La Russia, in una sorta di revival degli anni Sessanta, ha intensificato anche i suoi rapporti diplomatici, di sicurezza ed economici con Cuba. Mosca ha iniziato a spedire petrolio a L’Avana e si è impegnata a investire 2 miliardi di dollari nel sistema ferroviario dell’isola. Le aperture di Putin mirano chiaramente a tenere Cuba nell’orbita di Mosca, e ciò proprio quando gli Usa hanno ripreso le politiche della guerra fredda nei confronti dell’isola.

L’America latina è tornata, dunque, a essere un terreno di gioco dell’attuale confronto fra potenze. L’incombente bipolarismo Usa-Cina, rafforzato da una Russia battitore libero, lontano dal modello di divisione del mondo in blocchi su base ideologica che caratterizzò la guerra fredda, ma si profila più come un’aspra contesa di mercati e di risorse con alleanze di scopo.

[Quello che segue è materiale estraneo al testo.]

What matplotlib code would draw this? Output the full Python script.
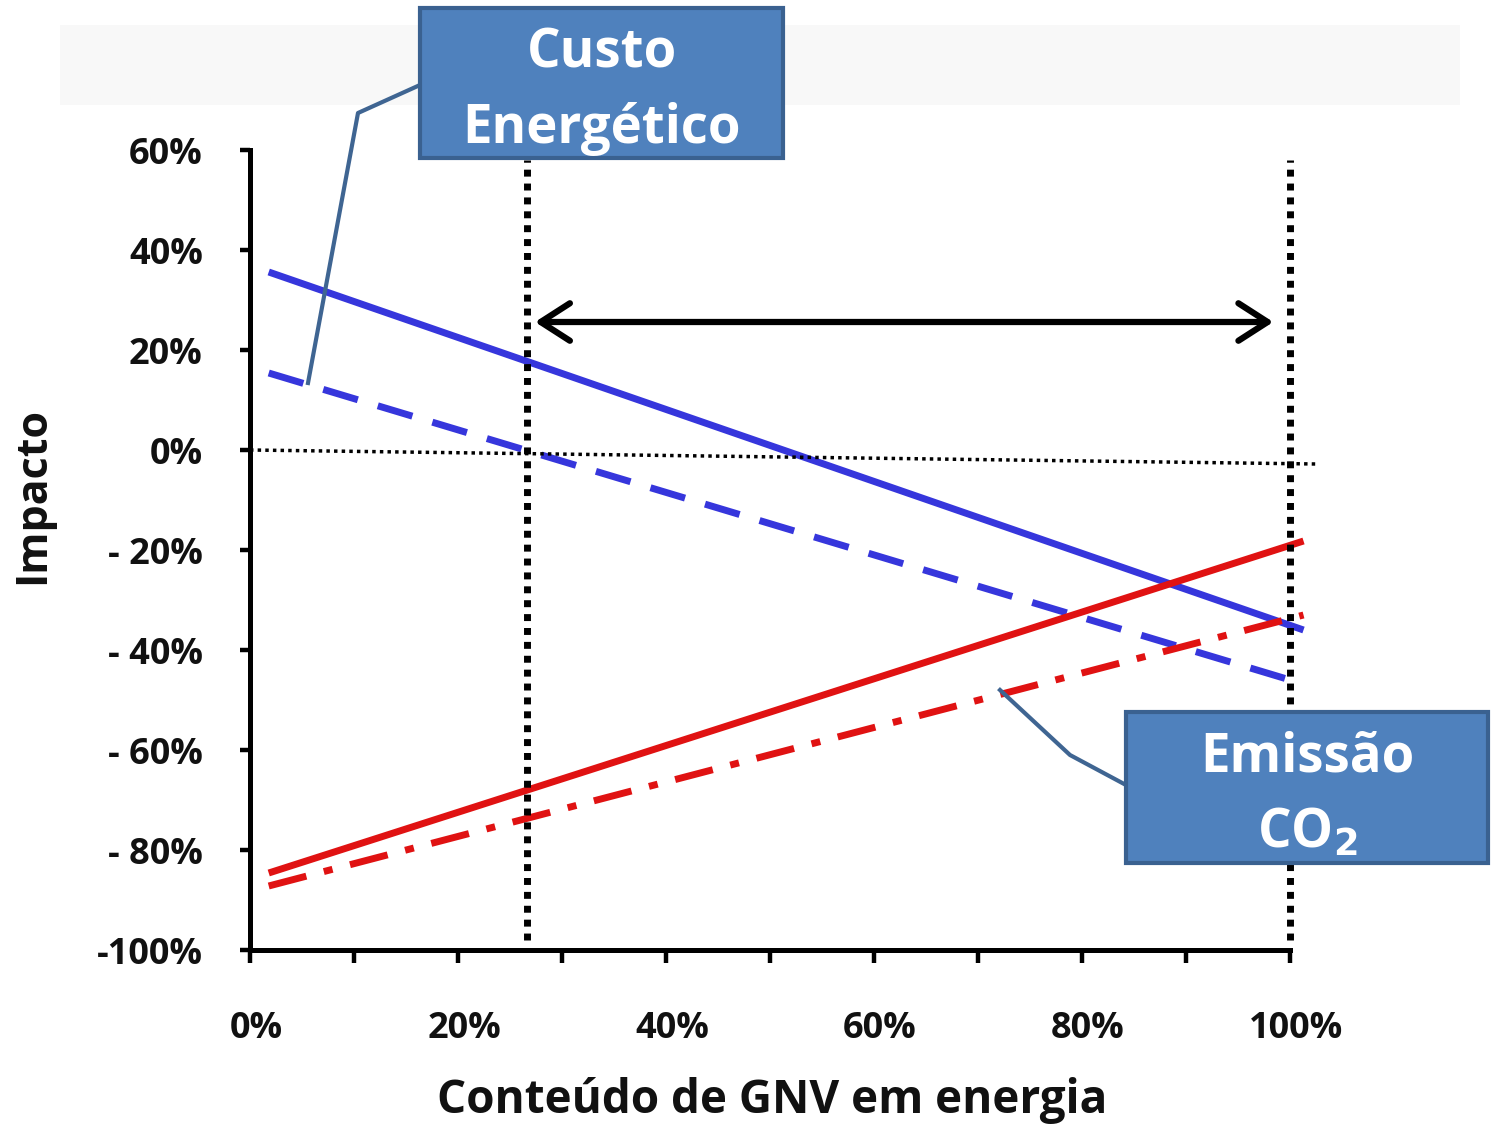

Libero commercio e resistenza popolare

I nuovi spazi di coordinazione sono stati indeboliti particolarmente a causa dell’evoluzione di accordi sulla liberalizzazione commerciale e, in particolar modo, come conseguenza all’iniziativa nordamericana di sottomettere i paesi della regione sotto quella che è stata definite “Área de Libre Comercio de las Américas” (ALCA). Più recentemente, le resistenze locali e regionali contro la IIRSA (Inciativa para la Integraciòn de la Infraestructura Regional Suramericana), contrarie all’utilizzo del modello estrattivo esportatore, hanno condotto alla formazione di spazi di coordinazione a livello regionale, finalizzati alla difesa della terra e del territorio, dove si rivendica lo sfruttamento delle proprie terre.

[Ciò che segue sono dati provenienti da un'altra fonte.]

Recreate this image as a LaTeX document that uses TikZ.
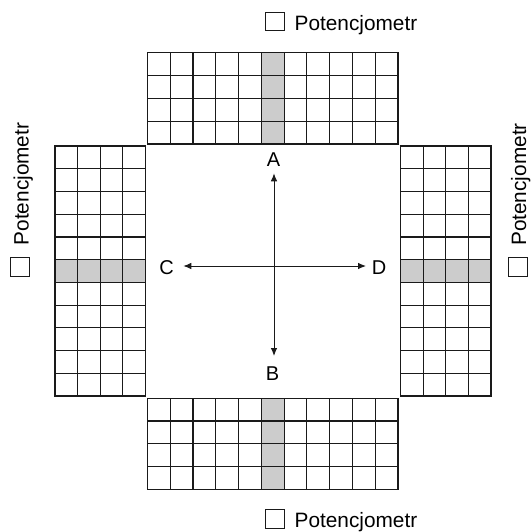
\documentclass[tikz,border=0pt]{standalone}
\usepackage{fontspec}
\setmainfont{Liberation Sans}
\usetikzlibrary{arrows.meta}
\definecolor{hl}{HTML}{CCCCCC}
\definecolor{ink}{HTML}{1A1A1A}
\newcommand\cellgrid[6]{%
  \foreach \i in {0,...,#3}{\draw[gridline] ({#1+\i*#5},#2) -- ({#1+\i*#5},{#2+#4*#6});}
  \foreach \j in {0,...,#4}{\draw[gridline] (#1,{#2+\j*#6}) -- ({#1+#3*#5},{#2+\j*#6});}
}
\tikzset{
  gridline/.style={line width=1.2pt, draw=ink, line cap=rect},
  hlcell/.style={fill=hl, draw=none},
  potbox/.style={draw=ink, line width=0.8pt, minimum width=19pt, minimum height=18.5pt, inner sep=0pt},
  lbl/.style={font=\fontsize{20.8}{24}\selectfont, inner sep=0pt},
  dirlbl/.style={font=\fontsize{20}{24}\selectfont, inner sep=0pt, anchor=center},
  axis/.style={line width=0.9pt, draw=ink, -{Latex[length=8pt,width=6.5pt]}},
}
\begin{document}
\begin{tikzpicture}[x=1pt,y=-1pt]
\useasboundingbox (0,0) rectangle (531,532);
% highlighted strips
\fill[hlcell] (261.35,52.7) rectangle (284.1,144);
\fill[hlcell] (261.35,398.3) rectangle (284.1,489.3);
\fill[hlcell] (55,259.6) rectangle (145.3,282.4);
\fill[hlcell] (400.7,259.6) rectangle (491,282.4);
% grids
\cellgrid{147.5}{52.7}{11}{4}{22.77}{22.83}
\cellgrid{147.5}{398.3}{11}{4}{22.77}{22.75}
\cellgrid{55}{146}{4}{11}{22.575}{22.73}
\cellgrid{400.7}{146}{4}{11}{22.575}{22.73}
% labels
\node[potbox] (tbox) at (274.5,21.5) {};
\node[lbl, anchor=base west] (ttxt) at (294.5,30.5) {Potencjometr};
\node[potbox] (bbox) at (274.5,519) {};
\node[lbl, anchor=base west] (btxt) at (294.5,527.5) {Potencjometr};
\node[potbox, rotate=90] (lbox) at (20,266.5) {};
\node[lbl, rotate=90, anchor=base west] (ltxt) at (28.5,245.5) {Potencjometr};
\node[potbox, rotate=90] (rbox) at (518,267) {};
\node[lbl, rotate=90, anchor=base west] (rtxt) at (526,246) {Potencjometr};
% axes
\coordinate (O) at (274,266);
\coordinate (Atip) at (274,173.3);
\coordinate (Btip) at (274,356);
\coordinate (Ctip) at (183.3,266);
\coordinate (Dtip) at (366,266);
\node[dirlbl] (A) at (273.5,159.5) {A};
\node[dirlbl] (B) at (272.5,374) {B};
\node[dirlbl] (C) at (166.5,268) {C};
\node[dirlbl] (D) at (379,268) {D};
\draw[axis] (O) -- (Atip);
\draw[axis] (O) -- (Btip);
\draw[axis] (O) -- (Ctip);
\draw[axis] (O) -- (Dtip);
\end{tikzpicture}
\end{document}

Con continuità rispetto al momento anteriore, ma in uno scenario politico differente rispetto agli anni Novanta, nell’attualità assistiamo a una seconda fase, caratterizzata dalla generalizzazione del modello “extractivo-esportador”, basato sull’estrazione di risorse naturali non rinnovabili e sull’espansione degli “agro-negocios”, transazioni necessarie al fine di aumentare il livello di consumo sostenibile. In altri termini, questa fase esprime una richiesta sempre maggiore da parte dei paesi sviluppati nei confronti dei paesi dipendenti, nell’espansione delle frontiere nei territori considerati in precedenza come “improduttivi”: la frontiera agricola, petrolifera, mineraria, energetica, forestale.

In sintesi, lontano da una prospettiva puramente lineare, questo cambio di epoca segna il deterioramento della precedente coppia globalizzazione-neoliberalismo affermatasi negli anni Novanta, collocando i paesi latinoamericani in uno spazio geopolitico variabile in cui si strutturano diverse tendenze. Da un lato, quelle che mostrano una rottura con il modello inclusivo degli anni Novanta; dall’altro lato, quelle che enfatizzano il tentativo di ricostruzione di una governabilità neoliberale attraverso la continuità di schemi che possano disciplinare efficacemente le sfere economica, sociale e politica.